Una questione chiusa (forse) tra i mugugni e gli sguardi cagneschi, ma che da tempo minacciava la stabilità della maggioranza. La vicenda relativa al terzo mandato, negli scorsi giorni, si è finalmente conclusa, magari non nel modo più pacifico, e il governo ora può tirare – almeno fino alla prossima questione cardine – un sospiro di sollievo. A difendere la possibilità di una terza rielezione dei governatori delle Regioni c'era in prima linea il ministro dei Trasporti e vicepremier Matteo Salvini.
Una mossa ben calcolata quella della Lega. In caso di approvazione del terzo mandato, diversi presidenti di Regioni settentrionali – storici fortini del Carroccio – sarebbero stati riconfermati ancora una volta, dando forza politica e credibilità al partito di Salvini in un momento di relativa crisi. A opporsi è Forza Italia: il segretario Antonio Tajani ha ribadito in diverse occasioni che il terzo mandato non era nei piani del governo e che il suo partito non avrebbe appoggiato una proposta del genere. Negli scorsi giorni, Tajani è stato molto netto a riguardo.
E ora? Ci sono diversi presidenti di Regione che non potranno correre alle prossime elezioni e buona parte di questi sono esponenti della Lega. Non mancano però anche esponenti del centrosinistra, come Vincenzo De Luca, governatore della Campania – regione dalla quale è arrivata la legge sul terzo mandato poi impugnata dalla Consulta.
Dopo le prime tensioni dovute alla legge regionale della Campania sul terzo mandato, il governo si è diviso: da una parte Forza Italia si è schierata contro l'ipotesi di una terza rielezione assieme a Fratelli d'Italia, le cui polemiche sono state molto più contenute. La Lega, invece, era favorevole alla possibilità di un terzo mandato per i presidenti di Regione.

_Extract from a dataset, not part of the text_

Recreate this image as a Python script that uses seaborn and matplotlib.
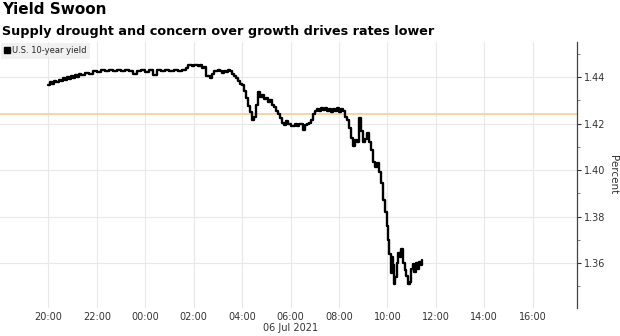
import matplotlib
matplotlib.use("Agg")
import matplotlib.pyplot as plt
import matplotlib.dates as mdates
import matplotlib.transforms as mtransforms
from matplotlib.lines import Line2D
from matplotlib.ticker import MultipleLocator, FormatStrFormatter, FixedLocator
import seaborn as sns
import pandas as pd

# ---- data ----
times = [
    "2021-07-05 20:00", "2021-07-05 20:05", "2021-07-05 20:10", "2021-07-05 20:15",
    "2021-07-05 20:20", "2021-07-05 20:25", "2021-07-05 20:30", "2021-07-05 20:35",
    "2021-07-05 20:40", "2021-07-05 20:45", "2021-07-05 20:50", "2021-07-05 20:55",
    "2021-07-05 21:00", "2021-07-05 21:05", "2021-07-05 21:10", "2021-07-05 21:15",
    "2021-07-05 21:20", "2021-07-05 21:30", "2021-07-05 21:40", "2021-07-05 21:50",
    "2021-07-05 22:00", "2021-07-05 22:10", "2021-07-05 22:20", "2021-07-05 22:30",
    "2021-07-05 22:40", "2021-07-05 22:50", "2021-07-05 23:00", "2021-07-05 23:10",
    "2021-07-05 23:20", "2021-07-05 23:30", "2021-07-05 23:40", "2021-07-05 23:50",
    "2021-07-06 00:00", "2021-07-06 00:10", "2021-07-06 00:20", "2021-07-06 00:30",
    "2021-07-06 00:40", "2021-07-06 00:50", "2021-07-06 01:00", "2021-07-06 01:10",
    "2021-07-06 01:20", "2021-07-06 01:30", "2021-07-06 01:40", "2021-07-06 01:45",
    "2021-07-06 01:55", "2021-07-06 02:00", "2021-07-06 02:10", "2021-07-06 02:15",
    "2021-07-06 02:20", "2021-07-06 02:25", "2021-07-06 02:30", "2021-07-06 02:40",
    "2021-07-06 02:45", "2021-07-06 02:50", "2021-07-06 03:00", "2021-07-06 03:05",
    "2021-07-06 03:10", "2021-07-06 03:15", "2021-07-06 03:20", "2021-07-06 03:25",
    "2021-07-06 03:30", "2021-07-06 03:35", "2021-07-06 03:40", "2021-07-06 03:45",
    "2021-07-06 03:50", "2021-07-06 03:55", "2021-07-06 04:00", "2021-07-06 04:05",
    "2021-07-06 04:10", "2021-07-06 04:15", "2021-07-06 04:20", "2021-07-06 04:25",
    "2021-07-06 04:30", "2021-07-06 04:35", "2021-07-06 04:40", "2021-07-06 04:45",
    "2021-07-06 04:50", "2021-07-06 04:55", "2021-07-06 05:00", "2021-07-06 05:05",
    "2021-07-06 05:10", "2021-07-06 05:15", "2021-07-06 05:20", "2021-07-06 05:25",
    "2021-07-06 05:30", "2021-07-06 05:35", "2021-07-06 05:40", "2021-07-06 05:45",
    "2021-07-06 05:50", "2021-07-06 05:55", "2021-07-06 06:00", "2021-07-06 06:10",
    "2021-07-06 06:15", "2021-07-06 06:20", "2021-07-06 06:30", "2021-07-06 06:35",
    "2021-07-06 06:40", "2021-07-06 06:45", "2021-07-06 06:50", "2021-07-06 06:55",
    "2021-07-06 07:00", "2021-07-06 07:05", "2021-07-06 07:10", "2021-07-06 07:15",
    "2021-07-06 07:20", "2021-07-06 07:25", "2021-07-06 07:30", "2021-07-06 07:35",
    "2021-07-06 07:40", "2021-07-06 07:45", "2021-07-06 07:50", "2021-07-06 07:55",
    "2021-07-06 08:00", "2021-07-06 08:05", "2021-07-06 08:10", "2021-07-06 08:15",
    "2021-07-06 08:20", "2021-07-06 08:25", "2021-07-06 08:30", "2021-07-06 08:35",
    "2021-07-06 08:40", "2021-07-06 08:45", "2021-07-06 08:50", "2021-07-06 08:55",
    "2021-07-06 09:00", "2021-07-06 09:05", "2021-07-06 09:10", "2021-07-06 09:15",
    "2021-07-06 09:20", "2021-07-06 09:25", "2021-07-06 09:30", "2021-07-06 09:35",
    "2021-07-06 09:40", "2021-07-06 09:45", "2021-07-06 09:50", "2021-07-06 09:55",
    "2021-07-06 10:00", "2021-07-06 10:02", "2021-07-06 10:05", "2021-07-06 10:08",
    "2021-07-06 10:11", "2021-07-06 10:14", "2021-07-06 10:17", "2021-07-06 10:20",
    "2021-07-06 10:23", "2021-07-06 10:27", "2021-07-06 10:31", "2021-07-06 10:35",
    "2021-07-06 10:39", "2021-07-06 10:43", "2021-07-06 10:47", "2021-07-06 10:51",
    "2021-07-06 10:55", "2021-07-06 10:59", "2021-07-06 11:03", "2021-07-06 11:07",
    "2021-07-06 11:11", "2021-07-06 11:15", "2021-07-06 11:19", "2021-07-06 11:23",
    "2021-07-06 11:27",
]
yields = [
    1.4365, 1.4378, 1.4372, 1.4385,
    1.4378, 1.4390, 1.4383, 1.4395,
    1.4388, 1.4400, 1.4393, 1.4405,
    1.4398, 1.4410, 1.4402, 1.4415,
    1.4408, 1.4420, 1.4415, 1.4428,
    1.4422, 1.4432, 1.4425, 1.4432,
    1.4427, 1.4433, 1.4428, 1.4432,
    1.4426, 1.4412, 1.4427, 1.4433,
    1.4422, 1.4430, 1.4408, 1.4430,
    1.4426, 1.4433, 1.4428, 1.4432,
    1.4425, 1.4431, 1.4438, 1.4452,
    1.4448, 1.4455, 1.4450, 1.4452,
    1.4438, 1.4445, 1.4405, 1.4398,
    1.4415, 1.4428, 1.4432, 1.4425,
    1.4418, 1.4428, 1.4422, 1.4432,
    1.4425, 1.4415, 1.4405, 1.4395,
    1.4385, 1.4372, 1.4365, 1.4340,
    1.4310, 1.4275, 1.4250, 1.4215,
    1.4230, 1.4280, 1.4335, 1.4315,
    1.4325, 1.4305, 1.4312, 1.4295,
    1.4300, 1.4280, 1.4270, 1.4255,
    1.4240, 1.4225, 1.4205, 1.4195,
    1.4210, 1.4200, 1.4192, 1.4200,
    1.4192, 1.4200, 1.4175, 1.4195,
    1.4198, 1.4205, 1.4218, 1.4240,
    1.4255, 1.4265, 1.4255, 1.4268,
    1.4258, 1.4268, 1.4255, 1.4265,
    1.4250, 1.4262, 1.4255, 1.4267,
    1.4250, 1.4265, 1.4255, 1.4230,
    1.4215, 1.4180, 1.4140, 1.4105,
    1.4130, 1.4120, 1.4225, 1.4170,
    1.4120, 1.4135, 1.4160, 1.4120,
    1.4085, 1.4035, 1.4015, 1.4030,
    1.3990, 1.3945, 1.3870, 1.3820,
    1.3760, 1.3700, 1.3640, 1.3555,
    1.3625, 1.3590, 1.3510, 1.3540,
    1.3600, 1.3645, 1.3625, 1.3660,
    1.3600, 1.3570, 1.3545, 1.3510,
    1.3520, 1.3575, 1.3595, 1.3560,
    1.3600, 1.3575, 1.3605, 1.3590,
    1.3612,
]
tick_times = [
    "2021-07-05 20:00", "2021-07-05 22:00", "2021-07-06 00:00", "2021-07-06 02:00",
    "2021-07-06 04:00", "2021-07-06 06:00", "2021-07-06 08:00", "2021-07-06 10:00",
    "2021-07-06 12:00", "2021-07-06 14:00", "2021-07-06 16:00",
]
reference_level = 1.424
series_label = "U.S. 10-year yield"
title = "Yield Swoon"
subtitle = "Supply drought and concern over growth drives rates lower"
date_label = "06 Jul 2021"
y_label = "Percent"

df = pd.DataFrame({"time": pd.to_datetime(times), "yield": yields})

sns.set_theme(style="white")
plt.rcParams["font.family"] = ["DejaVu Sans"]

fig = plt.figure(figsize=(6.2, 3.36), dpi=100)
ax = fig.add_axes([0.0, 1 - 308 / 336, 577 / 620, (308 - 42) / 336])

sns.lineplot(data=df, x="time", y="yield", ax=ax, color="black",
             linewidth=1.7, drawstyle="steps-post", legend=False)

ax.axhline(reference_level, color="#f5d39b", linewidth=1.3, zorder=1)

# axes ranges
ax.set_xlim(pd.Timestamp("2021-07-05 18:00"), pd.Timestamp("2021-07-06 17:50"))
ax.set_ylim(1.3406, 1.4552)

# x axis
ax.xaxis.set_major_locator(FixedLocator(mdates.date2num(pd.to_datetime(tick_times))))
ax.xaxis.set_major_formatter(mdates.DateFormatter("%H:%M"))
ax.tick_params(axis="x", length=0, labelsize=7, labelcolor="#333333", pad=3)
ax.set_xlabel("")

# y axis on right
ax.yaxis.tick_right()
ax.yaxis.set_label_position("right")
ax.yaxis.set_major_locator(MultipleLocator(0.02))
ax.yaxis.set_minor_locator(MultipleLocator(0.01))
ax.yaxis.set_major_formatter(FormatStrFormatter("%.2f"))
ax.tick_params(axis="y", which="major", length=3, width=0.8, color="#333333",
               labelsize=7, labelcolor="#333333", pad=2, right=True, left=False)
ax.tick_params(axis="y", which="minor", length=2, width=0.6, color="#666666",
               right=True, left=False)
ax.set_ylabel(y_label, rotation=270, labelpad=9, fontsize=7.5, color="#333333")

# grid
ax.grid(True, which="major", color="#e8e8e8", linewidth=0.8)
ax.set_axisbelow(True)

for s in ["left", "top", "bottom"]:
    ax.spines[s].set_visible(False)
ax.spines["right"].set_color("#444444")
ax.spines["right"].set_linewidth(0.9)

# date label under 06:00
trans = mtransforms.blended_transform_factory(ax.transData, ax.transAxes)
ax.text(mdates.date2num(pd.Timestamp("2021-07-06 06:00")), -(328 - 308) / 266, date_label,
        transform=trans, ha="center", va="center", fontsize=7, color="#333333")

# legend
handle = Line2D([], [], marker="s", color="black", linestyle="none", markersize=4)
leg = ax.legend([handle], [series_label], loc="upper left", bbox_to_anchor=(0.0, 1.0),
                fontsize=6, frameon=True, fancybox=False, handlelength=0.6,
                handletextpad=0.3, borderpad=0.4, borderaxespad=0.1)
leg.get_frame().set_facecolor("#eeeeee")
leg.get_frame().set_edgecolor("none")

# titles
fig.text(0.004, 0.995, title, fontsize=11, fontweight="bold", va="top", ha="left",
         color="black")
fig.text(0.004, 0.925, subtitle, fontsize=9.2, fontweight="bold", va="top", ha="left",
         color="black")

fig.savefig("out.png", dpi=100)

Ad aprile la Corte Costituzionale, che aveva impugnato la legge, ha stabilito che il limite di mandati fosse due. Le polemiche non si sono esaurite, a causa anche della legge "trentina", approvata dal Consiglio provinciale di Trento, che estende da due a tre i mandati consecutivi per il Presidente della Provincia autonoma. Questo avrebbe aperto la strada a Maurizio Fugatti per ricandidarsi nel 2028. A causa di quest'altro provvedimento locale, si sono riaperte molte polemiche nella maggioranza.
Dopo mesi di dissidi tra Lega e Forza Italia si è ipotizzato uno "scambio": il partito azzurro avrebbe accettato il terzo mandato e, in cambio, la Lega avrebbe aperto alla riforma forzista sulla cittadinanza. Lapidari entrambi i leader di partito: si parla di politica, non di mercato o di baratto.
A perdere, per ora, è la Lega. Senza il terzo mandato non sarà possibile riconfermare alcuni dei presidenti di Regione più apprezzati legati al Carroccio e bisognerà lavorare per trovare dei nuovi candidati in vista delle prossime elezioni. Il caso più imminente è quello di Luca Zaia, governatore della Regione Veneto uscente. Il "Doge" non ha accolto positivamente la notizia sul terzo mandato, ma ha accettato in maniera pacata la fine della battaglia per la rielezione per una terza volta.
Tuttavia Zaia sarebbe irritato, stando a quanto scrive La Stampa, con il segretario Salvini per l'incapacità del partito di rappresentare i territori. Le elezioni in Veneto si terranno nell'autunno di quest'anno e il centrodestra sembra essere in difficoltà pur giocando in casa: difficile che il centrosinistra ne approfitti, ma i dissidi tra le sezioni locali di FdI, FI e Lega sembrano non essersi placati.
E dopo Zaia? Neanche Massimiliano Fedriga, presidente della Regione Friuli Venezia Giulia, potrà essere riconfermato per un terzo mandato. Le elezioni in Friuli si sono tenute nel 2023 e il 2028 è ancora molto lontano: questo consentirebbe alla Lega di riorganizzarsi, nonostante Fedriga sia uno degli esponenti centrali del partito nel Nord Italia. Non manca all'appello nemmeno il presidente della Regione Lombardia, Attilio Fontana in carica dal 2018 e già al suo secondo mandato. Il voto anche in Lombardia si terrà nel 2028.
Infine Vincenzo De Luca, dissidente del Pd di Schlein e prima vera "vittima" delle decisioni sul terzo mandato. Lo Sceriffo, che sperava di poter essere riconfermato, è stato abbandonato dal proprio partito e non correrà alle prossime elezioni, pur avendo l'appoggio di buona fetta della popolazione campana.